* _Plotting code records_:
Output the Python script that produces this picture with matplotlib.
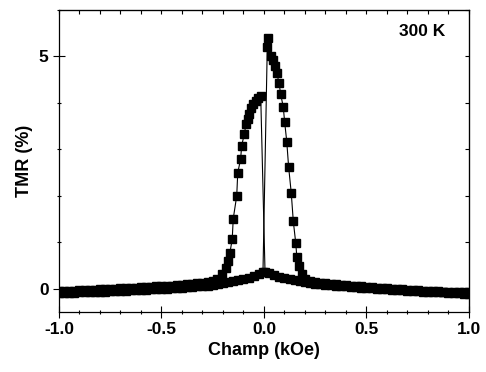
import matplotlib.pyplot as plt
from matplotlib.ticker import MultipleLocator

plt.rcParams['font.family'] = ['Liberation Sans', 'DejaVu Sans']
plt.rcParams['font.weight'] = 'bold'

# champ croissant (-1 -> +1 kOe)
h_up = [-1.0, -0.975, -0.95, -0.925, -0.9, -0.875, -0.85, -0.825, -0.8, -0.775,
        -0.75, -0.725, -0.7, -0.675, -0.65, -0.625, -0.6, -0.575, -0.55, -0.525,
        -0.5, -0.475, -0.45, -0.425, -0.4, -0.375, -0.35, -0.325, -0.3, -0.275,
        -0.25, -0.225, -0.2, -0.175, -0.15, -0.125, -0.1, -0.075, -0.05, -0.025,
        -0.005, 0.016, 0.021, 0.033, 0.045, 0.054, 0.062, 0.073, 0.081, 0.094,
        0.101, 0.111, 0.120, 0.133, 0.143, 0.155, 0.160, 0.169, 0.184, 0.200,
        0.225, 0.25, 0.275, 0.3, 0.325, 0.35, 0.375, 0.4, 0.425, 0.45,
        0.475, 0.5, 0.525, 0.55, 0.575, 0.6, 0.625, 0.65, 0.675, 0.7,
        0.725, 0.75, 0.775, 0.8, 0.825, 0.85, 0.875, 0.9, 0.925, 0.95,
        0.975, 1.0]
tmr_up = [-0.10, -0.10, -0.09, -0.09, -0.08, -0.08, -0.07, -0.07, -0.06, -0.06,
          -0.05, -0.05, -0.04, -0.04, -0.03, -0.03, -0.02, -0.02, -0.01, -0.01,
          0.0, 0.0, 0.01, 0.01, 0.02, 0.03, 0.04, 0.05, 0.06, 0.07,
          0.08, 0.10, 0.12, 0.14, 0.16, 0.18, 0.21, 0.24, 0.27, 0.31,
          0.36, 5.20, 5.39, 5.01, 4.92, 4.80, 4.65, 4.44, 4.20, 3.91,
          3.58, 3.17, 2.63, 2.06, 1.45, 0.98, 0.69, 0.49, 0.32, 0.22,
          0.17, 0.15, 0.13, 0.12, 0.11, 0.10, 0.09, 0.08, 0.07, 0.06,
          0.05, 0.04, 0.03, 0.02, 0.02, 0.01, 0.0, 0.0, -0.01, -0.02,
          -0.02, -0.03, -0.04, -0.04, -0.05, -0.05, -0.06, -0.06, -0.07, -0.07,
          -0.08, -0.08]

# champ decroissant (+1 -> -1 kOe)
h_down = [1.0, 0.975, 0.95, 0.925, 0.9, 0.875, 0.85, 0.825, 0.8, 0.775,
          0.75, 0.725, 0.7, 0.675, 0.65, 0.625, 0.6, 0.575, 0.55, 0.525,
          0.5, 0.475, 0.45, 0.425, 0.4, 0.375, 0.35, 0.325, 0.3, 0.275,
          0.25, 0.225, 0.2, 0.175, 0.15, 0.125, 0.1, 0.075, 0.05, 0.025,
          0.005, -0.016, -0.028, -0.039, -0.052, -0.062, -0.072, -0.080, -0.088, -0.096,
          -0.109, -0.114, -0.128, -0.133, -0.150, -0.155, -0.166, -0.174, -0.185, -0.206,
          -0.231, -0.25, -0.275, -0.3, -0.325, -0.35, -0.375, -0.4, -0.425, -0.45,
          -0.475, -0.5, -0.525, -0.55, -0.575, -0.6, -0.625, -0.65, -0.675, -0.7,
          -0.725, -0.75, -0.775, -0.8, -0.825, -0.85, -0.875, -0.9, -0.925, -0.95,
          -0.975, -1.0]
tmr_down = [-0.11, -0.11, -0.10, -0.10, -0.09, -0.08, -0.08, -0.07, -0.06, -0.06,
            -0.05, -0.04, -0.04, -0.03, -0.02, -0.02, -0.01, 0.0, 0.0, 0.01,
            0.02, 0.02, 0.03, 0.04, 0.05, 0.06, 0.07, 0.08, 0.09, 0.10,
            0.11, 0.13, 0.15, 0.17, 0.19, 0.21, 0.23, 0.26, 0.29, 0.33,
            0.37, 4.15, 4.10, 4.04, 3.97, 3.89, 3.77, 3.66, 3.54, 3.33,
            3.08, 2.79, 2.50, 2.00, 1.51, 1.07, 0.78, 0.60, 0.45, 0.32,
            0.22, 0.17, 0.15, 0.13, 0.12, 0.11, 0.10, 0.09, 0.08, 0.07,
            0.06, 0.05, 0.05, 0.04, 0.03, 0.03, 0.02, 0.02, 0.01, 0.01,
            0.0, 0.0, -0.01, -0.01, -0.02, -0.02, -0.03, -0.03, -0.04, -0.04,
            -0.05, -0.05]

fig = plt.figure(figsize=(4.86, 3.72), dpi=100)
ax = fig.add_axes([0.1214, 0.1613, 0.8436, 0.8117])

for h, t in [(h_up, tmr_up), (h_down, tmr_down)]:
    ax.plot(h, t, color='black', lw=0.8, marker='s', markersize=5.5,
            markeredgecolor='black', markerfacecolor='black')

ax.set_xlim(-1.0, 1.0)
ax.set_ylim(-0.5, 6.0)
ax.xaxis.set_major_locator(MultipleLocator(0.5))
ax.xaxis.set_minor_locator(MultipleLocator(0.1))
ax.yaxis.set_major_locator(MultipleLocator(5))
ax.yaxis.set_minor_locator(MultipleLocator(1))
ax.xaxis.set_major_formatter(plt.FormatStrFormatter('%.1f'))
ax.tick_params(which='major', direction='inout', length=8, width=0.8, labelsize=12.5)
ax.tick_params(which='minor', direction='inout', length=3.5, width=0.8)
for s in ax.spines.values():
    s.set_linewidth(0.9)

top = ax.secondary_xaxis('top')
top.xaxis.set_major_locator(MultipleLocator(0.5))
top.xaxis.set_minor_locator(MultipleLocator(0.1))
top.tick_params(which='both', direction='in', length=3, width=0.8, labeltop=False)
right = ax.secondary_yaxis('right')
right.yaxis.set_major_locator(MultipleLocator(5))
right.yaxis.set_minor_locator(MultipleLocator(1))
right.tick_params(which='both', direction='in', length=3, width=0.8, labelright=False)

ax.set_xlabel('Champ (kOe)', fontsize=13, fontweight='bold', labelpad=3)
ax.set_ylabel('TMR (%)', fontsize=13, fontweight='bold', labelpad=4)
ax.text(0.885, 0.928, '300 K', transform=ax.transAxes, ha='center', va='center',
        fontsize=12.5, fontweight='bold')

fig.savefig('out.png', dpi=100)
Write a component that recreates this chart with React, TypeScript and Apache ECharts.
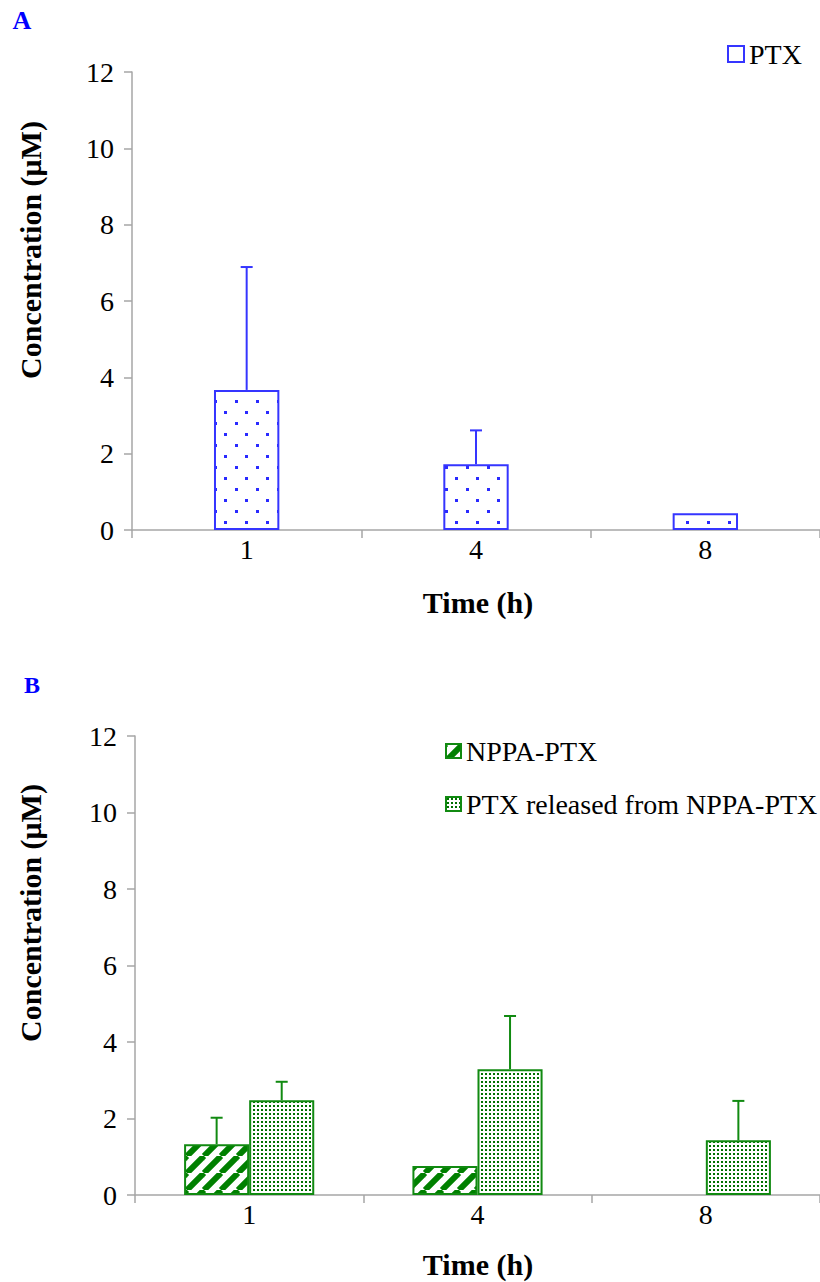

* _WRITTEN TASK_: Copy out the data above exactly, except the pictures.

* _OUTPUT OF THE TASK_:
Output the Python script that produces this picture with matplotlib.
import matplotlib.pyplot as plt
from matplotlib.ticker import MultipleLocator

plt.rcParams['font.family'] = ['Liberation Sans', 'DejaVu Sans']
plt.rcParams['font.weight'] = 'bold'

# champ croissant (-1 -> +1 kOe)
h_up = [-1.0, -0.975, -0.95, -0.925, -0.9, -0.875, -0.85, -0.825, -0.8, -0.775,
        -0.75, -0.725, -0.7, -0.675, -0.65, -0.625, -0.6, -0.575, -0.55, -0.525,
        -0.5, -0.475, -0.45, -0.425, -0.4, -0.375, -0.35, -0.325, -0.3, -0.275,
        -0.25, -0.225, -0.2, -0.175, -0.15, -0.125, -0.1, -0.075, -0.05, -0.025,
        -0.005, 0.016, 0.021, 0.033, 0.045, 0.054, 0.062, 0.073, 0.081, 0.094,
        0.101, 0.111, 0.120, 0.133, 0.143, 0.155, 0.160, 0.169, 0.184, 0.200,
        0.225, 0.25, 0.275, 0.3, 0.325, 0.35, 0.375, 0.4, 0.425, 0.45,
        0.475, 0.5, 0.525, 0.55, 0.575, 0.6, 0.625, 0.65, 0.675, 0.7,
        0.725, 0.75, 0.775, 0.8, 0.825, 0.85, 0.875, 0.9, 0.925, 0.95,
        0.975, 1.0]
tmr_up = [-0.10, -0.10, -0.09, -0.09, -0.08, -0.08, -0.07, -0.07, -0.06, -0.06,
          -0.05, -0.05, -0.04, -0.04, -0.03, -0.03, -0.02, -0.02, -0.01, -0.01,
          0.0, 0.0, 0.01, 0.01, 0.02, 0.03, 0.04, 0.05, 0.06, 0.07,
          0.08, 0.10, 0.12, 0.14, 0.16, 0.18, 0.21, 0.24, 0.27, 0.31,
          0.36, 5.20, 5.39, 5.01, 4.92, 4.80, 4.65, 4.44, 4.20, 3.91,
          3.58, 3.17, 2.63, 2.06, 1.45, 0.98, 0.69, 0.49, 0.32, 0.22,
          0.17, 0.15, 0.13, 0.12, 0.11, 0.10, 0.09, 0.08, 0.07, 0.06,
          0.05, 0.04, 0.03, 0.02, 0.02, 0.01, 0.0, 0.0, -0.01, -0.02,
          -0.02, -0.03, -0.04, -0.04, -0.05, -0.05, -0.06, -0.06, -0.07, -0.07,
          -0.08, -0.08]

# champ decroissant (+1 -> -1 kOe)
h_down = [1.0, 0.975, 0.95, 0.925, 0.9, 0.875, 0.85, 0.825, 0.8, 0.775,
          0.75, 0.725, 0.7, 0.675, 0.65, 0.625, 0.6, 0.575, 0.55, 0.525,
          0.5, 0.475, 0.45, 0.425, 0.4, 0.375, 0.35, 0.325, 0.3, 0.275,
          0.25, 0.225, 0.2, 0.175, 0.15, 0.125, 0.1, 0.075, 0.05, 0.025,
          0.005, -0.016, -0.028, -0.039, -0.052, -0.062, -0.072, -0.080, -0.088, -0.096,
          -0.109, -0.114, -0.128, -0.133, -0.150, -0.155, -0.166, -0.174, -0.185, -0.206,
          -0.231, -0.25, -0.275, -0.3, -0.325, -0.35, -0.375, -0.4, -0.425, -0.45,
          -0.475, -0.5, -0.525, -0.55, -0.575, -0.6, -0.625, -0.65, -0.675, -0.7,
          -0.725, -0.75, -0.775, -0.8, -0.825, -0.85, -0.875, -0.9, -0.925, -0.95,
          -0.975, -1.0]
tmr_down = [-0.11, -0.11, -0.10, -0.10, -0.09, -0.08, -0.08, -0.07, -0.06, -0.06,
            -0.05, -0.04, -0.04, -0.03, -0.02, -0.02, -0.01, 0.0, 0.0, 0.01,
            0.02, 0.02, 0.03, 0.04, 0.05, 0.06, 0.07, 0.08, 0.09, 0.10,
            0.11, 0.13, 0.15, 0.17, 0.19, 0.21, 0.23, 0.26, 0.29, 0.33,
            0.37, 4.15, 4.10, 4.04, 3.97, 3.89, 3.77, 3.66, 3.54, 3.33,
            3.08, 2.79, 2.50, 2.00, 1.51, 1.07, 0.78, 0.60, 0.45, 0.32,
            0.22, 0.17, 0.15, 0.13, 0.12, 0.11, 0.10, 0.09, 0.08, 0.07,
            0.06, 0.05, 0.05, 0.04, 0.03, 0.03, 0.02, 0.02, 0.01, 0.01,
            0.0, 0.0, -0.01, -0.01, -0.02, -0.02, -0.03, -0.03, -0.04, -0.04,
            -0.05, -0.05]

fig = plt.figure(figsize=(4.86, 3.72), dpi=100)
ax = fig.add_axes([0.1214, 0.1613, 0.8436, 0.8117])

for h, t in [(h_up, tmr_up), (h_down, tmr_down)]:
    ax.plot(h, t, color='black', lw=0.8, marker='s', markersize=5.5,
            markeredgecolor='black', markerfacecolor='black')

ax.set_xlim(-1.0, 1.0)
ax.set_ylim(-0.5, 6.0)
ax.xaxis.set_major_locator(MultipleLocator(0.5))
ax.xaxis.set_minor_locator(MultipleLocator(0.1))
ax.yaxis.set_major_locator(MultipleLocator(5))
ax.yaxis.set_minor_locator(MultipleLocator(1))
ax.xaxis.set_major_formatter(plt.FormatStrFormatter('%.1f'))
ax.tick_params(which='major', direction='inout', length=8, width=0.8, labelsize=12.5)
ax.tick_params(which='minor', direction='inout', length=3.5, width=0.8)
for s in ax.spines.values():
    s.set_linewidth(0.9)

top = ax.secondary_xaxis('top')
top.xaxis.set_major_locator(MultipleLocator(0.5))
top.xaxis.set_minor_locator(MultipleLocator(0.1))
top.tick_params(which='both', direction='in', length=3, width=0.8, labeltop=False)
right = ax.secondary_yaxis('right')
right.yaxis.set_major_locator(MultipleLocator(5))
right.yaxis.set_minor_locator(MultipleLocator(1))
right.tick_params(which='both', direction='in', length=3, width=0.8, labelright=False)

ax.set_xlabel('Champ (kOe)', fontsize=13, fontweight='bold', labelpad=3)
ax.set_ylabel('TMR (%)', fontsize=13, fontweight='bold', labelpad=4)
ax.text(0.885, 0.928, '300 K', transform=ax.transAxes, ha='center', va='center',
        fontsize=12.5, fontweight='bold')

fig.savefig('out.png', dpi=100)
Write a component that recreates this chart with React, TypeScript and Apache ECharts.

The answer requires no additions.